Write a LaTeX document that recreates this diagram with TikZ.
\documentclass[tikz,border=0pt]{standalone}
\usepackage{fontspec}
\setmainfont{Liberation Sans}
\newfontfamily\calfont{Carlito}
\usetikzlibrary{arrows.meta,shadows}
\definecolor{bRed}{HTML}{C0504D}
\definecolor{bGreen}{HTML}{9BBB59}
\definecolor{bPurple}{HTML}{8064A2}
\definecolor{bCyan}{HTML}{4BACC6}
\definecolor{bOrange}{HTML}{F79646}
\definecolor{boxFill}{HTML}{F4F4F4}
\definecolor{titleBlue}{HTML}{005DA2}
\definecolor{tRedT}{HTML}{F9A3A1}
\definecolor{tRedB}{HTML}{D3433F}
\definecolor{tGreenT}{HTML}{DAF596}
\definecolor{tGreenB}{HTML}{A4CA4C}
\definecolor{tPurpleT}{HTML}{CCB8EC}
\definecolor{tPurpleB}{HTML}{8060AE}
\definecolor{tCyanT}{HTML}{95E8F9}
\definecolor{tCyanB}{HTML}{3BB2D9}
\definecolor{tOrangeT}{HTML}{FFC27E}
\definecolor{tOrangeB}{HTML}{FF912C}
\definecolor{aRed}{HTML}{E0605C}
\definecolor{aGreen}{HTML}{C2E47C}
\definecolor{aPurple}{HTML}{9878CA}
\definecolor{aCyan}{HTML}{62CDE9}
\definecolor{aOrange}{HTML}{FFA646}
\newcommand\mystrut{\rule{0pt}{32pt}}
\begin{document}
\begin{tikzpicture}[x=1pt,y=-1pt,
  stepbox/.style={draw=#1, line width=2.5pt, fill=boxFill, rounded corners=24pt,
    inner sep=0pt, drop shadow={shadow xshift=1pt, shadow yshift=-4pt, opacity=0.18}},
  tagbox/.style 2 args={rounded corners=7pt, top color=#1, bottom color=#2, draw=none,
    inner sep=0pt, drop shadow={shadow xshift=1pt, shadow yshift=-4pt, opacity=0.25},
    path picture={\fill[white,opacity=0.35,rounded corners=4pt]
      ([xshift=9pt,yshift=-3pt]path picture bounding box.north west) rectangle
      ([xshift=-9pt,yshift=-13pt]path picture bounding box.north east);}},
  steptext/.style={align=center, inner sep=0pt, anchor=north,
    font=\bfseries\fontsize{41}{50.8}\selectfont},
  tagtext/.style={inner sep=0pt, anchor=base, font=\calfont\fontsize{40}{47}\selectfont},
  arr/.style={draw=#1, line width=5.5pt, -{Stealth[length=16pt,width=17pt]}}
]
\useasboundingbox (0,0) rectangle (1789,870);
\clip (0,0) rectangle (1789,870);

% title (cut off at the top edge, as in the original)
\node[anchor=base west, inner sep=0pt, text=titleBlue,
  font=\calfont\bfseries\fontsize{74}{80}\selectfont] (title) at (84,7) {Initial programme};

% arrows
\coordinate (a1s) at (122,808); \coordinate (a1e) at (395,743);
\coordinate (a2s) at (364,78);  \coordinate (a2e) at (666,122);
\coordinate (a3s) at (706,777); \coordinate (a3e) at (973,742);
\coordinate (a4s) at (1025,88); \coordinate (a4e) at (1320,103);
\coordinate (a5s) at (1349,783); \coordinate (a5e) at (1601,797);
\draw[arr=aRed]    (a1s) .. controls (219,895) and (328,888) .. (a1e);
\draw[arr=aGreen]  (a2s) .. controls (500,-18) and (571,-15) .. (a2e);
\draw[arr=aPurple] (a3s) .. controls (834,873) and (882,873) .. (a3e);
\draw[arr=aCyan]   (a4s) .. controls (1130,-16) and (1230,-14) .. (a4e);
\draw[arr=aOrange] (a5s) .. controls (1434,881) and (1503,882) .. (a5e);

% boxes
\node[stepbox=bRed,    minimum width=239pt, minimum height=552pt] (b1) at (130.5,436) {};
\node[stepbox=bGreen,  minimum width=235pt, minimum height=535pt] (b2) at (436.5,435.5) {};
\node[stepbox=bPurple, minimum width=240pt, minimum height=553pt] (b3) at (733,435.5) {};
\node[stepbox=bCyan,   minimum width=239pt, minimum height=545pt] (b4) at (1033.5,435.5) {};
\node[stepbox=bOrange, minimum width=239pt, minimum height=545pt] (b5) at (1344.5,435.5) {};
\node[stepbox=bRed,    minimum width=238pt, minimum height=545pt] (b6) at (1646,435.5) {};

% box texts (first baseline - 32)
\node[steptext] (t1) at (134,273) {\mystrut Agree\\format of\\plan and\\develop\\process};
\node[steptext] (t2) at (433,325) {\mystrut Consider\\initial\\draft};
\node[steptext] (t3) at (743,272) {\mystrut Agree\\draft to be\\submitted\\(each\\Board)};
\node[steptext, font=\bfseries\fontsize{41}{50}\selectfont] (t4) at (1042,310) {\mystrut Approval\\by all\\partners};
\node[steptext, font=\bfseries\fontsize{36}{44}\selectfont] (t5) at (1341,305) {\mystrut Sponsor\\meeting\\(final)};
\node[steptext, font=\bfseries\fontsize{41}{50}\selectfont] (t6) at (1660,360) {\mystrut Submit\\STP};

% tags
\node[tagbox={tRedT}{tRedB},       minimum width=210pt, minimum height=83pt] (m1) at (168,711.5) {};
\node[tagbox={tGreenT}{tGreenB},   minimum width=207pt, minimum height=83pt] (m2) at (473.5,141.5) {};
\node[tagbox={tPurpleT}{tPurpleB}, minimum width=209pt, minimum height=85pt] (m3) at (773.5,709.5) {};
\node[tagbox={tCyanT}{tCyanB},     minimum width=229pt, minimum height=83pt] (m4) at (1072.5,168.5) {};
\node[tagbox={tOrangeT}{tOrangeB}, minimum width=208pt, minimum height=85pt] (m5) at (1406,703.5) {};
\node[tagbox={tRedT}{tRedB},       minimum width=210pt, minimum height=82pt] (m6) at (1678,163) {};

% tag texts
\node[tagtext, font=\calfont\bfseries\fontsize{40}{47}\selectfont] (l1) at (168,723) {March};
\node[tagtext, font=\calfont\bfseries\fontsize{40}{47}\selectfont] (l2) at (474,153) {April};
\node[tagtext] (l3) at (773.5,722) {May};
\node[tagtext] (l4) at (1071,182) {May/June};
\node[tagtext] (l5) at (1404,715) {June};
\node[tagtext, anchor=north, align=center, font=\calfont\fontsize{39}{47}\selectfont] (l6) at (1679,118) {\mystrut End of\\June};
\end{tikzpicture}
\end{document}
....
Could you quote the material above in full, exactly as it stands?

• _REPLY TO THE TASK_
Write a LaTeX document that recreates this diagram with TikZ.
\documentclass[tikz,border=0pt]{standalone}
\usepackage{fontspec}
\setmainfont{Liberation Sans}
\newfontfamily\calfont{Carlito}
\usetikzlibrary{arrows.meta,shadows}
\definecolor{bRed}{HTML}{C0504D}
\definecolor{bGreen}{HTML}{9BBB59}
\definecolor{bPurple}{HTML}{8064A2}
\definecolor{bCyan}{HTML}{4BACC6}
\definecolor{bOrange}{HTML}{F79646}
\definecolor{boxFill}{HTML}{F4F4F4}
\definecolor{titleBlue}{HTML}{005DA2}
\definecolor{tRedT}{HTML}{F9A3A1}
\definecolor{tRedB}{HTML}{D3433F}
\definecolor{tGreenT}{HTML}{DAF596}
\definecolor{tGreenB}{HTML}{A4CA4C}
\definecolor{tPurpleT}{HTML}{CCB8EC}
\definecolor{tPurpleB}{HTML}{8060AE}
\definecolor{tCyanT}{HTML}{95E8F9}
\definecolor{tCyanB}{HTML}{3BB2D9}
\definecolor{tOrangeT}{HTML}{FFC27E}
\definecolor{tOrangeB}{HTML}{FF912C}
\definecolor{aRed}{HTML}{E0605C}
\definecolor{aGreen}{HTML}{C2E47C}
\definecolor{aPurple}{HTML}{9878CA}
\definecolor{aCyan}{HTML}{62CDE9}
\definecolor{aOrange}{HTML}{FFA646}
\newcommand\mystrut{\rule{0pt}{32pt}}
\begin{document}
\begin{tikzpicture}[x=1pt,y=-1pt,
  stepbox/.style={draw=#1, line width=2.5pt, fill=boxFill, rounded corners=24pt,
    inner sep=0pt, drop shadow={shadow xshift=1pt, shadow yshift=-4pt, opacity=0.18}},
  tagbox/.style 2 args={rounded corners=7pt, top color=#1, bottom color=#2, draw=none,
    inner sep=0pt, drop shadow={shadow xshift=1pt, shadow yshift=-4pt, opacity=0.25},
    path picture={\fill[white,opacity=0.35,rounded corners=4pt]
      ([xshift=9pt,yshift=-3pt]path picture bounding box.north west) rectangle
      ([xshift=-9pt,yshift=-13pt]path picture bounding box.north east);}},
  steptext/.style={align=center, inner sep=0pt, anchor=north,
    font=\bfseries\fontsize{41}{50.8}\selectfont},
  tagtext/.style={inner sep=0pt, anchor=base, font=\calfont\fontsize{40}{47}\selectfont},
  arr/.style={draw=#1, line width=5.5pt, -{Stealth[length=16pt,width=17pt]}}
]
\useasboundingbox (0,0) rectangle (1789,870);
\clip (0,0) rectangle (1789,870);

% title (cut off at the top edge, as in the original)
\node[anchor=base west, inner sep=0pt, text=titleBlue,
  font=\calfont\bfseries\fontsize{74}{80}\selectfont] (title) at (84,7) {Initial programme};

% arrows
\coordinate (a1s) at (122,808); \coordinate (a1e) at (395,743);
\coordinate (a2s) at (364,78);  \coordinate (a2e) at (666,122);
\coordinate (a3s) at (706,777); \coordinate (a3e) at (973,742);
\coordinate (a4s) at (1025,88); \coordinate (a4e) at (1320,103);
\coordinate (a5s) at (1349,783); \coordinate (a5e) at (1601,797);
\draw[arr=aRed]    (a1s) .. controls (219,895) and (328,888) .. (a1e);
\draw[arr=aGreen]  (a2s) .. controls (500,-18) and (571,-15) .. (a2e);
\draw[arr=aPurple] (a3s) .. controls (834,873) and (882,873) .. (a3e);
\draw[arr=aCyan]   (a4s) .. controls (1130,-16) and (1230,-14) .. (a4e);
\draw[arr=aOrange] (a5s) .. controls (1434,881) and (1503,882) .. (a5e);

% boxes
\node[stepbox=bRed,    minimum width=239pt, minimum height=552pt] (b1) at (130.5,436) {};
\node[stepbox=bGreen,  minimum width=235pt, minimum height=535pt] (b2) at (436.5,435.5) {};
\node[stepbox=bPurple, minimum width=240pt, minimum height=553pt] (b3) at (733,435.5) {};
\node[stepbox=bCyan,   minimum width=239pt, minimum height=545pt] (b4) at (1033.5,435.5) {};
\node[stepbox=bOrange, minimum width=239pt, minimum height=545pt] (b5) at (1344.5,435.5) {};
\node[stepbox=bRed,    minimum width=238pt, minimum height=545pt] (b6) at (1646,435.5) {};

% box texts (first baseline - 32)
\node[steptext] (t1) at (134,273) {\mystrut Agree\\format of\\plan and\\develop\\process};
\node[steptext] (t2) at (433,325) {\mystrut Consider\\initial\\draft};
\node[steptext] (t3) at (743,272) {\mystrut Agree\\draft to be\\submitted\\(each\\Board)};
\node[steptext, font=\bfseries\fontsize{41}{50}\selectfont] (t4) at (1042,310) {\mystrut Approval\\by all\\partners};
\node[steptext, font=\bfseries\fontsize{36}{44}\selectfont] (t5) at (1341,305) {\mystrut Sponsor\\meeting\\(final)};
\node[steptext, font=\bfseries\fontsize{41}{50}\selectfont] (t6) at (1660,360) {\mystrut Submit\\STP};

% tags
\node[tagbox={tRedT}{tRedB},       minimum width=210pt, minimum height=83pt] (m1) at (168,711.5) {};
\node[tagbox={tGreenT}{tGreenB},   minimum width=207pt, minimum height=83pt] (m2) at (473.5,141.5) {};
\node[tagbox={tPurpleT}{tPurpleB}, minimum width=209pt, minimum height=85pt] (m3) at (773.5,709.5) {};
\node[tagbox={tCyanT}{tCyanB},     minimum width=229pt, minimum height=83pt] (m4) at (1072.5,168.5) {};
\node[tagbox={tOrangeT}{tOrangeB}, minimum width=208pt, minimum height=85pt] (m5) at (1406,703.5) {};
\node[tagbox={tRedT}{tRedB},       minimum width=210pt, minimum height=82pt] (m6) at (1678,163) {};

% tag texts
\node[tagtext, font=\calfont\bfseries\fontsize{40}{47}\selectfont] (l1) at (168,723) {March};
\node[tagtext, font=\calfont\bfseries\fontsize{40}{47}\selectfont] (l2) at (474,153) {April};
\node[tagtext] (l3) at (773.5,722) {May};
\node[tagtext] (l4) at (1071,182) {May/June};
\node[tagtext] (l5) at (1404,715) {June};
\node[tagtext, anchor=north, align=center, font=\calfont\fontsize{39}{47}\selectfont] (l6) at (1679,118) {\mystrut End of\\June};
\end{tikzpicture}
\end{document}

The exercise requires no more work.